Dr. Martin Kushler, American Council for an Energy Efficient Economy: 517-655-7037

David Gard, Michigan Environmental Council: 517-487-9539

Mike Shriberg, Environment Michigan: 734-904-7015

David Holtz, Clean Water Action: 313-300-4454

Anne Woiwode, Sierra Club Michigan Chapter: 517-484-2372

David Pettit, Public Interest Research Group in Michigan: 734-662-6597

Fr. Charles Morris, Michigan Interfaith Power and Light: 734-552-0104

 

 

Budget-fixing electric utility tax plan:

Intriguing, but needs key improvements

 

A proposal to help erase the state’s crippling deficit through an electricity tax and the re-regulation of Michigan’s electric utilities is worth considering. But only if it includes key energy efficiency and renewable energy requirements to help customers, and assurances that it doesn’t simply pave the way for new, expensive, polluting coal-fired or nuclear power plants -- energy policy watchdog groups said Thursday.

 

“As with any major policy change of this nature, there are plenty of pitfalls if this is not carefully designed,” said Dr. Martin Kushler, director of the utilities program for the American Council for an Energy Efficient Economy. “However, if the approach contains good regulatory protection for consumers, along with the incorporation of strong utility-funded energy efficiency programs, then a well-designed re-regulation of our electric system could be good for ratepayers and the environment.

 

“This has the potential to be a creative and reasonable response to the state’s financial train wreck.”

 

The plan, advanced by House Speaker Andy Dillon, D-Redford Twp., must protect ratepayers by ensuring aggressive requirements for energy efficiency programs and pollution-free renewable power sources.  Efficiency opportunities include power-saving high-tech equipment in industrial plants, high-efficiency lighting in commercial buildings, and cost effective home improvements including efficient appliances and better insulation for residential customers.

 

Such measures would generate Michigan jobs for builders, installers and manufacturers, while reducing pollution and climate-changing greenhouse gasses.

 

Ratepayers also would save money.
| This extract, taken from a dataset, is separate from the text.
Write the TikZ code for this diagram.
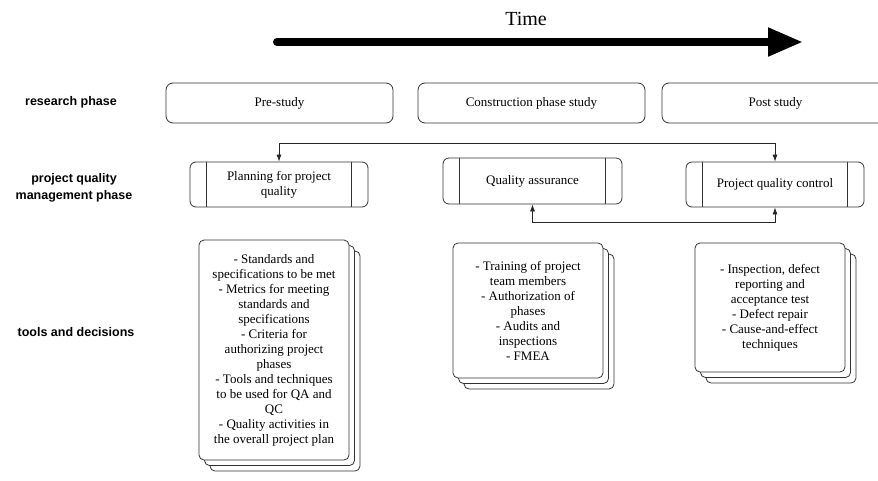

Energy efficiency programs cost about 3 cents per kilowatt hour of power saved; compared to 6 to 9 cents per kWh if they were to purchase that power from a new coal plant.  Those savings to ratepayers could help offset the costs from the utility tax increase.

 

“If crafted carefully, Mr. Dillon’s plan could help solve our immediate budget crisis, and take forward-thinking steps to reduce our dependence on dirty, dangerous, expensive fuels like coal,” said David Gard, of the Michigan Environmental Council. “On the other hand, if this is just a way to allow the utilities to build a bunch of expensive and polluting power plants, then the proposal will be vigorously opposed. The devil, as it always is, will be in the details.”